[begin Data segment]

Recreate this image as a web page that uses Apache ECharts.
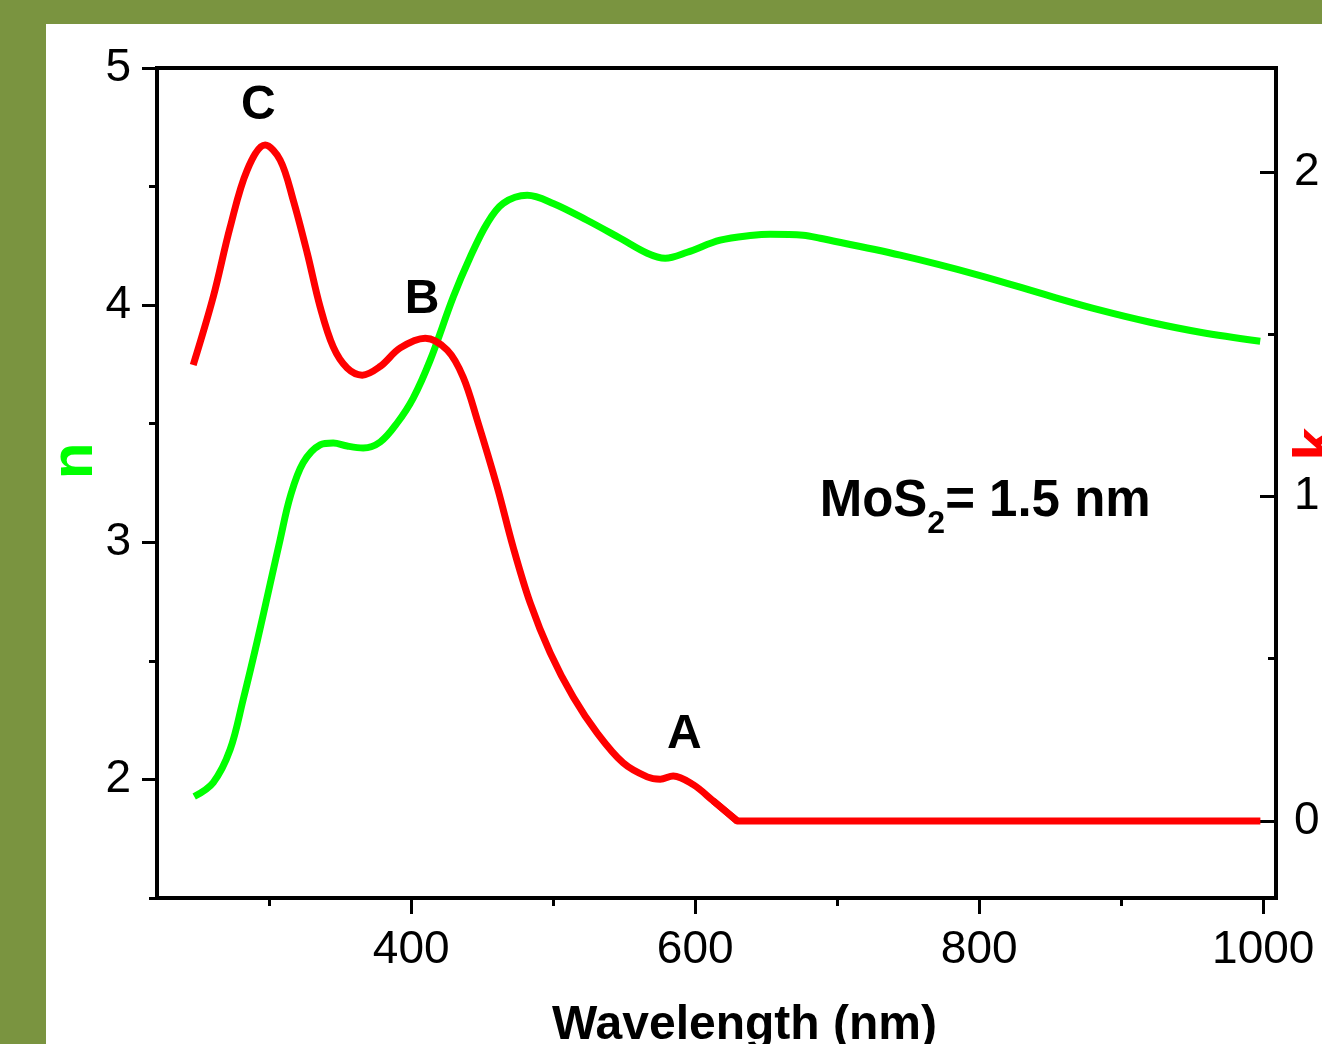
<!DOCTYPE html>
<html><head><meta charset="utf-8">
<script src="https://cdn.jsdelivr.net/npm/echarts@6/dist/echarts.min.js"></script>
<style>
html,body{margin:0;padding:0;background:#7a9440;width:1322px;height:1044px;overflow:hidden;}
#chart{position:absolute;left:46px;top:24px;width:1276px;height:1020px;background:#fff;}
</style></head><body><div id="chart"></div>
<script>
// ---- data ----
const wavelengthN = [247.2,260.6,272.5,281.7,291.5,300.7,307.7,314.8,323.9,335.9,345.1,354.9,366.2,378.2,390.1,401.4,413.4,429.6,441.5,453.5,464.8,481.7,500.0,523.9,547.2,566.2,578.9,594.4,617.6,640.8,652.8,676.1,688.0,744.4,800,850,885.2,920.4,955.6,997.9];
const nValues = [1.928,1.987,2.126,2.337,2.581,2.825,3.011,3.192,3.335,3.411,3.419,3.406,3.398,3.423,3.503,3.608,3.768,4.034,4.202,4.345,4.429,4.463,4.429,4.358,4.282,4.219,4.198,4.223,4.274,4.295,4.299,4.295,4.282,4.211,4.126,4.038,3.979,3.928,3.886,3.848];
const wavelengthK = [246.5,260.6,272.5,284.5,297.2,307.7,316.9,326.8,335.9,345.1,354.9,365.5,378.2,392.3,409.9,425.4,436.6,446.5,460.6,471.8,483.8,497.9,514.1,531.0,549.3,566.2,575.4,584.5,598.6,612.7,629.6,998];
const kValues = [1.405,1.615,1.830,2.006,2.083,2.037,1.914,1.750,1.584,1.461,1.396,1.374,1.401,1.458,1.488,1.451,1.368,1.236,1.029,0.844,0.672,0.518,0.382,0.271,0.179,0.136,0.129,0.139,0.112,0.062,0,0];
const xMajorTicks = [400,600,800,1000];
const xMinorTicks = [300,500,700,900];
const nMajorTicks = [2,3,4,5];
const nMinorTicks = [1.5,2.5,3.5,4.5];
const kMajorTicks = [0,1,2];
const kMinorTicks = [0.5,1.5];
const peakLabels = [
  {text:'C', x:292.3, n:4.842},
  {text:'B', x:407.7, n:4.021},
  {text:'A', x:592.3, n:2.189}
];
const sampleNote = {x:804.2, n:3.171};

const FONT = '"Liberation Sans", Arial, sans-serif';
const X_MIN = 221, X_MAX = 1009;
const N_MIN = 1.5, N_MAX = 5;
const K_MIN = -0.2373, K_MAX = 2.3205;

const chart = echarts.init(document.getElementById('chart'), null, {renderer:'canvas'});

const lineW = 4;
const plain = v => String(v);
function axisLine(show){ return {show:show, onZero:false, lineStyle:{color:'#000', width:lineW}}; }

const nData = wavelengthN.map((w,i)=>[w,nValues[i]]);
const kData = wavelengthK.map((w,i)=>[w,kValues[i]]);
const zeroIdx = kValues.indexOf(0);          // where k reaches zero (absorption edge)
const kCurve = kData.slice(0, zeroIdx + 1);  // smooth part
const kFlat = kData.slice(zeroIdx - 1);      // straight part ending on the zero line

const option = {
  animation:false,
  backgroundColor:'#ffffff',
  grid:{left:111, right:46, top:44, bottom:146, containLabel:false, outerBoundsMode:'none',
        show:true, borderColor:'#000', borderWidth:lineW, backgroundColor:'transparent'},
  xAxis:[
    {type:'value', min:X_MIN, max:X_MAX, position:'bottom', splitLine:{show:false}, axisLine:axisLine(true),
      name:'Wavelength (nm)', nameLocation:'middle', nameGap:104, nameMoveOverlap:false,
      nameTextStyle:{color:'#000', fontSize:48, fontWeight:'bold', fontFamily:FONT, padding:[0,0,0,56]},
      axisTick:{show:true, inside:false, length:16, customValues:xMajorTicks, lineStyle:{color:'#000', width:3}},
      axisLabel:{show:true, customValues:xMajorTicks, formatter:plain, color:'#000', fontSize:46, fontFamily:FONT, margin:29}
    },
    {type:'value', min:X_MIN, max:X_MAX, position:'bottom', splitLine:{show:false}, axisLine:axisLine(false),
      axisTick:{show:true, inside:false, length:8, customValues:xMinorTicks, lineStyle:{color:'#000', width:3}},
      axisLabel:{show:false}
    }
  ],
  yAxis:[
    {type:'value', min:N_MIN, max:N_MAX, position:'left', splitLine:{show:false}, axisLine:axisLine(true),
      name:'n', nameLocation:'middle', nameGap:52, nameMoveOverlap:false,
      nameTextStyle:{color:'#00ff00', fontSize:60, fontWeight:'bold', fontFamily:FONT, padding:[0,0,0,44]},
      axisTick:{show:true, inside:false, length:15, customValues:nMajorTicks, lineStyle:{color:'#000', width:3}},
      axisLabel:{show:true, customValues:nMajorTicks, formatter:plain, color:'#000', fontSize:46, fontFamily:FONT, margin:26}
    },
    {type:'value', min:K_MIN, max:K_MAX, position:'right', splitLine:{show:false}, axisLine:axisLine(true),
      name:'k', nameLocation:'middle', nameGap:12, nameMoveOverlap:false,
      nameTextStyle:{color:'#ff0000', fontSize:60, fontWeight:'bold', fontFamily:FONT, padding:[0,0,0,78]},
      axisTick:{show:true, inside:true, length:16, customValues:kMajorTicks, lineStyle:{color:'#000', width:3}},
      axisLabel:{show:true, customValues:kMajorTicks, formatter:plain, color:'#000', fontSize:46, fontFamily:FONT, margin:18}
    },
    {type:'value', min:N_MIN, max:N_MAX, position:'left', splitLine:{show:false}, axisLine:axisLine(false),
      axisTick:{show:true, inside:false, length:8, customValues:nMinorTicks, lineStyle:{color:'#000', width:3}},
      axisLabel:{show:false}
    },
    {type:'value', min:K_MIN, max:K_MAX, position:'right', splitLine:{show:false}, axisLine:axisLine(false),
      axisTick:{show:true, inside:true, length:8, customValues:kMinorTicks, lineStyle:{color:'#000', width:3}},
      axisLabel:{show:false}
    }
  ],
  series:[
    {name:'n', type:'line', xAxisIndex:0, yAxisIndex:0, smooth:0.35, showSymbol:false,
     lineStyle:{color:'#00ff00', width:7, cap:'butt', join:'round'}, data:nData, z:2},
    {name:'k', type:'line', xAxisIndex:0, yAxisIndex:1, smooth:0.35, showSymbol:false,
     lineStyle:{color:'#ff0000', width:7, cap:'butt', join:'round'}, data:kCurve, z:3},
    {name:'k', type:'line', xAxisIndex:0, yAxisIndex:1, smooth:false, showSymbol:false,
     lineStyle:{color:'#ff0000', width:7, cap:'butt', join:'round'}, data:kFlat, z:3}
  ]
};
chart.setOption(option);

const graphics = peakLabels.map(p=>{
  const pt = chart.convertToPixel({xAxisIndex:0, yAxisIndex:0}, [p.x, p.n]);
  return {type:'text', x:pt[0], y:pt[1], z:10,
    style:{text:p.text, fill:'#000', font:'bold 48px ' + FONT, align:'center', verticalAlign:'middle'}};
});
const np = chart.convertToPixel({xAxisIndex:0, yAxisIndex:0}, [sampleNote.x, sampleNote.n]);
graphics.push({type:'text', x:np[0], y:np[1], z:10,
  style:{text:'{m|MoS}{s|2}{m|= 1.5 nm}', align:'center', verticalAlign:'middle', fill:'#000',
    rich:{
      m:{fontSize:51, fontWeight:'bold', fontFamily:FONT, fill:'#000', lineHeight:76, verticalAlign:'middle'},
      s:{fontSize:32, fontWeight:'bold', fontFamily:FONT, fill:'#000', lineHeight:76, verticalAlign:'bottom'}
    }}});
chart.setOption({graphic:graphics});
</script></body></html>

[end Data segment]

Copy the whole listing above word for word but do not carry over the pictures.

Answer to this task ::
Recreate this image as a web page that uses Apache ECharts.
<!DOCTYPE html>
<html><head><meta charset="utf-8">
<script src="https://cdn.jsdelivr.net/npm/echarts@6/dist/echarts.min.js"></script>
<style>
html,body{margin:0;padding:0;background:#7a9440;width:1322px;height:1044px;overflow:hidden;}
#chart{position:absolute;left:46px;top:24px;width:1276px;height:1020px;background:#fff;}
</style></head><body><div id="chart"></div>
<script>
// ---- data ----
const wavelengthN = [247.2,260.6,272.5,281.7,291.5,300.7,307.7,314.8,323.9,335.9,345.1,354.9,366.2,378.2,390.1,401.4,413.4,429.6,441.5,453.5,464.8,481.7,500.0,523.9,547.2,566.2,578.9,594.4,617.6,640.8,652.8,676.1,688.0,744.4,800,850,885.2,920.4,955.6,997.9];
const nValues = [1.928,1.987,2.126,2.337,2.581,2.825,3.011,3.192,3.335,3.411,3.419,3.406,3.398,3.423,3.503,3.608,3.768,4.034,4.202,4.345,4.429,4.463,4.429,4.358,4.282,4.219,4.198,4.223,4.274,4.295,4.299,4.295,4.282,4.211,4.126,4.038,3.979,3.928,3.886,3.848];
const wavelengthK = [246.5,260.6,272.5,284.5,297.2,307.7,316.9,326.8,335.9,345.1,354.9,365.5,378.2,392.3,409.9,425.4,436.6,446.5,460.6,471.8,483.8,497.9,514.1,531.0,549.3,566.2,575.4,584.5,598.6,612.7,629.6,998];
const kValues = [1.405,1.615,1.830,2.006,2.083,2.037,1.914,1.750,1.584,1.461,1.396,1.374,1.401,1.458,1.488,1.451,1.368,1.236,1.029,0.844,0.672,0.518,0.382,0.271,0.179,0.136,0.129,0.139,0.112,0.062,0,0];
const xMajorTicks = [400,600,800,1000];
const xMinorTicks = [300,500,700,900];
const nMajorTicks = [2,3,4,5];
const nMinorTicks = [1.5,2.5,3.5,4.5];
const kMajorTicks = [0,1,2];
const kMinorTicks = [0.5,1.5];
const peakLabels = [
  {text:'C', x:292.3, n:4.842},
  {text:'B', x:407.7, n:4.021},
  {text:'A', x:592.3, n:2.189}
];
const sampleNote = {x:804.2, n:3.171};

const FONT = '"Liberation Sans", Arial, sans-serif';
const X_MIN = 221, X_MAX = 1009;
const N_MIN = 1.5, N_MAX = 5;
const K_MIN = -0.2373, K_MAX = 2.3205;

const chart = echarts.init(document.getElementById('chart'), null, {renderer:'canvas'});

const lineW = 4;
const plain = v => String(v);
function axisLine(show){ return {show:show, onZero:false, lineStyle:{color:'#000', width:lineW}}; }

const nData = wavelengthN.map((w,i)=>[w,nValues[i]]);
const kData = wavelengthK.map((w,i)=>[w,kValues[i]]);
const zeroIdx = kValues.indexOf(0);          // where k reaches zero (absorption edge)
const kCurve = kData.slice(0, zeroIdx + 1);  // smooth part
const kFlat = kData.slice(zeroIdx - 1);      // straight part ending on the zero line

const option = {
  animation:false,
  backgroundColor:'#ffffff',
  grid:{left:111, right:46, top:44, bottom:146, containLabel:false, outerBoundsMode:'none',
        show:true, borderColor:'#000', borderWidth:lineW, backgroundColor:'transparent'},
  xAxis:[
    {type:'value', min:X_MIN, max:X_MAX, position:'bottom', splitLine:{show:false}, axisLine:axisLine(true),
      name:'Wavelength (nm)', nameLocation:'middle', nameGap:104, nameMoveOverlap:false,
      nameTextStyle:{color:'#000', fontSize:48, fontWeight:'bold', fontFamily:FONT, padding:[0,0,0,56]},
      axisTick:{show:true, inside:false, length:16, customValues:xMajorTicks, lineStyle:{color:'#000', width:3}},
      axisLabel:{show:true, customValues:xMajorTicks, formatter:plain, color:'#000', fontSize:46, fontFamily:FONT, margin:29}
    },
    {type:'value', min:X_MIN, max:X_MAX, position:'bottom', splitLine:{show:false}, axisLine:axisLine(false),
      axisTick:{show:true, inside:false, length:8, customValues:xMinorTicks, lineStyle:{color:'#000', width:3}},
      axisLabel:{show:false}
    }
  ],
  yAxis:[
    {type:'value', min:N_MIN, max:N_MAX, position:'left', splitLine:{show:false}, axisLine:axisLine(true),
      name:'n', nameLocation:'middle', nameGap:52, nameMoveOverlap:false,
      nameTextStyle:{color:'#00ff00', fontSize:60, fontWeight:'bold', fontFamily:FONT, padding:[0,0,0,44]},
      axisTick:{show:true, inside:false, length:15, customValues:nMajorTicks, lineStyle:{color:'#000', width:3}},
      axisLabel:{show:true, customValues:nMajorTicks, formatter:plain, color:'#000', fontSize:46, fontFamily:FONT, margin:26}
    },
    {type:'value', min:K_MIN, max:K_MAX, position:'right', splitLine:{show:false}, axisLine:axisLine(true),
      name:'k', nameLocation:'middle', nameGap:12, nameMoveOverlap:false,
      nameTextStyle:{color:'#ff0000', fontSize:60, fontWeight:'bold', fontFamily:FONT, padding:[0,0,0,78]},
      axisTick:{show:true, inside:true, length:16, customValues:kMajorTicks, lineStyle:{color:'#000', width:3}},
      axisLabel:{show:true, customValues:kMajorTicks, formatter:plain, color:'#000', fontSize:46, fontFamily:FONT, margin:18}
    },
    {type:'value', min:N_MIN, max:N_MAX, position:'left', splitLine:{show:false}, axisLine:axisLine(false),
      axisTick:{show:true, inside:false, length:8, customValues:nMinorTicks, lineStyle:{color:'#000', width:3}},
      axisLabel:{show:false}
    },
    {type:'value', min:K_MIN, max:K_MAX, position:'right', splitLine:{show:false}, axisLine:axisLine(false),
      axisTick:{show:true, inside:true, length:8, customValues:kMinorTicks, lineStyle:{color:'#000', width:3}},
      axisLabel:{show:false}
    }
  ],
  series:[
    {name:'n', type:'line', xAxisIndex:0, yAxisIndex:0, smooth:0.35, showSymbol:false,
     lineStyle:{color:'#00ff00', width:7, cap:'butt', join:'round'}, data:nData, z:2},
    {name:'k', type:'line', xAxisIndex:0, yAxisIndex:1, smooth:0.35, showSymbol:false,
     lineStyle:{color:'#ff0000', width:7, cap:'butt', join:'round'}, data:kCurve, z:3},
    {name:'k', type:'line', xAxisIndex:0, yAxisIndex:1, smooth:false, showSymbol:false,
     lineStyle:{color:'#ff0000', width:7, cap:'butt', join:'round'}, data:kFlat, z:3}
  ]
};
chart.setOption(option);

const graphics = peakLabels.map(p=>{
  const pt = chart.convertToPixel({xAxisIndex:0, yAxisIndex:0}, [p.x, p.n]);
  return {type:'text', x:pt[0], y:pt[1], z:10,
    style:{text:p.text, fill:'#000', font:'bold 48px ' + FONT, align:'center', verticalAlign:'middle'}};
});
const np = chart.convertToPixel({xAxisIndex:0, yAxisIndex:0}, [sampleNote.x, sampleNote.n]);
graphics.push({type:'text', x:np[0], y:np[1], z:10,
  style:{text:'{m|MoS}{s|2}{m|= 1.5 nm}', align:'center', verticalAlign:'middle', fill:'#000',
    rich:{
      m:{fontSize:51, fontWeight:'bold', fontFamily:FONT, fill:'#000', lineHeight:76, verticalAlign:'middle'},
      s:{fontSize:32, fontWeight:'bold', fontFamily:FONT, fill:'#000', lineHeight:76, verticalAlign:'bottom'}
    }}});
chart.setOption({graphic:graphics});
</script></body></html>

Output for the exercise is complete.